Quote the listing below in its entirety, omitting every image.

## Supplied data

----

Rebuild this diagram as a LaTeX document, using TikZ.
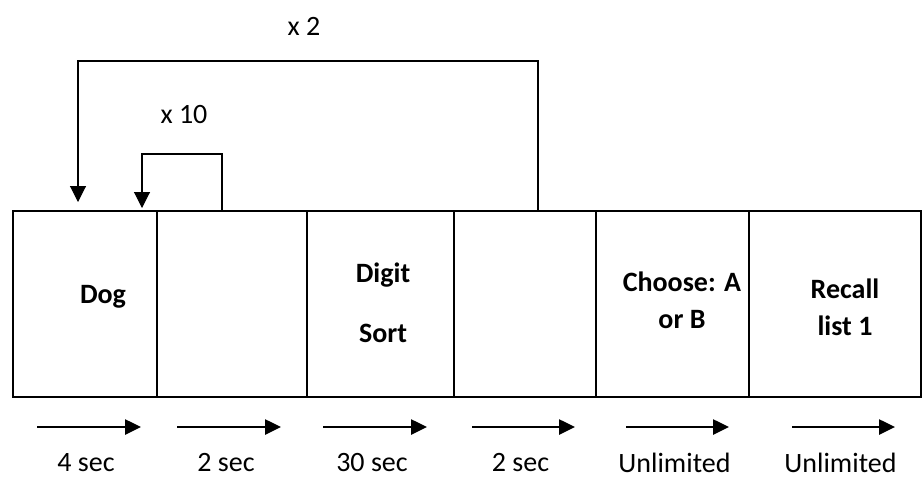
\documentclass[tikz,border=0pt]{standalone}
\usepackage{fontspec}
\setmainfont{Carlito}
\usetikzlibrary{positioning,calc,arrows.meta}

\begin{document}
\begin{tikzpicture}[x=0.75pt,y=-0.75pt,
    stage/.style={draw,line width=2.2pt,minimum height=139.5pt,inner sep=0pt,outer sep=0pt},
    stagetext/.style={font=\fontsize{21}{25}\selectfont\bfseries,align=center,inner sep=0pt},
    timetext/.style={font=\fontsize{21}{25}\selectfont,inner sep=0pt},
    loopline/.style={line width=0.8pt,-{Triangle[length=12pt,width=12pt]}},
    timearrow/.style={line width=1.1pt,-{Triangle[length=12pt,width=11.5pt]}}]
    \useasboundingbox (0,0) rectangle (923,480);

    % the six stages of one trial
    \node[stage,minimum width=108pt,anchor=north west] (b1) at (13,211) {};
    \node[stage,minimum width=112.5pt,right=0pt of b1] (b2) {};
    \node[stage,minimum width=110.25pt,right=0pt of b2] (b3) {};
    \node[stage,minimum width=106.5pt,right=0pt of b3] (b4) {};
    \node[stage,minimum width=114.75pt,right=0pt of b4] (b5) {};
    \node[stage,minimum width=129pt,right=0pt of b5] (b6) {};

    \node[stagetext] (dog) at (103,297) {Dog};
    \node[stagetext] (digit) at (383,303) {Digit\\[20pt]Sort};
    \node[stagetext] (choose) at (682,300) {Choose: A\\[3pt]or B};
    \node[stagetext] (recall) at (845,307) {Recall\\[3pt]list 1};

    % repeats
    \coordinate (x2in) at (78,202);
    \coordinate (x10in) at (142,208);
    \draw[loopline] ($(b4.north west)+(84,0)$) -- ++(0,-150) -| (x2in);
    \draw[loopline] ($(b2.north west)+(65,0)$) -- ++(0,-57) -| (x10in);
    \node[timetext] (x2) at (304,26) {x 2};
    \node[timetext] (x10) at (184,115) {x 10};

    % durations
    \foreach \s/\e/\t [count=\i] in {37/141/4 sec,177/281/2 sec,323/427/30 sec,472/575/2 sec,626/729/Unlimited,792/895/Unlimited}
    {
        \coordinate (s\i) at (\s,427);
        \coordinate (e\i) at (\e,427);
        \draw[timearrow] (s\i) -- (e\i);
        \node[timetext] (t\i) at ($(s\i)!0.5!(e\i)+(-3,36)$) {\t};
    }
\end{tikzpicture}
\end{document}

----

## Task result
Rebuild this diagram as a LaTeX document, using TikZ.
\documentclass[tikz,border=0pt]{standalone}
\usepackage{fontspec}
\setmainfont{Carlito}
\usetikzlibrary{positioning,calc,arrows.meta}

\begin{document}
\begin{tikzpicture}[x=0.75pt,y=-0.75pt,
    stage/.style={draw,line width=2.2pt,minimum height=139.5pt,inner sep=0pt,outer sep=0pt},
    stagetext/.style={font=\fontsize{21}{25}\selectfont\bfseries,align=center,inner sep=0pt},
    timetext/.style={font=\fontsize{21}{25}\selectfont,inner sep=0pt},
    loopline/.style={line width=0.8pt,-{Triangle[length=12pt,width=12pt]}},
    timearrow/.style={line width=1.1pt,-{Triangle[length=12pt,width=11.5pt]}}]
    \useasboundingbox (0,0) rectangle (923,480);

    % the six stages of one trial
    \node[stage,minimum width=108pt,anchor=north west] (b1) at (13,211) {};
    \node[stage,minimum width=112.5pt,right=0pt of b1] (b2) {};
    \node[stage,minimum width=110.25pt,right=0pt of b2] (b3) {};
    \node[stage,minimum width=106.5pt,right=0pt of b3] (b4) {};
    \node[stage,minimum width=114.75pt,right=0pt of b4] (b5) {};
    \node[stage,minimum width=129pt,right=0pt of b5] (b6) {};

    \node[stagetext] (dog) at (103,297) {Dog};
    \node[stagetext] (digit) at (383,303) {Digit\\[20pt]Sort};
    \node[stagetext] (choose) at (682,300) {Choose: A\\[3pt]or B};
    \node[stagetext] (recall) at (845,307) {Recall\\[3pt]list 1};

    % repeats
    \coordinate (x2in) at (78,202);
    \coordinate (x10in) at (142,208);
    \draw[loopline] ($(b4.north west)+(84,0)$) -- ++(0,-150) -| (x2in);
    \draw[loopline] ($(b2.north west)+(65,0)$) -- ++(0,-57) -| (x10in);
    \node[timetext] (x2) at (304,26) {x 2};
    \node[timetext] (x10) at (184,115) {x 10};

    % durations
    \foreach \s/\e/\t [count=\i] in {37/141/4 sec,177/281/2 sec,323/427/30 sec,472/575/2 sec,626/729/Unlimited,792/895/Unlimited}
    {
        \coordinate (s\i) at (\s,427);
        \coordinate (e\i) at (\e,427);
        \draw[timearrow] (s\i) -- (e\i);
        \node[timetext] (t\i) at ($(s\i)!0.5!(e\i)+(-3,36)$) {\t};
    }
\end{tikzpicture}
\end{document}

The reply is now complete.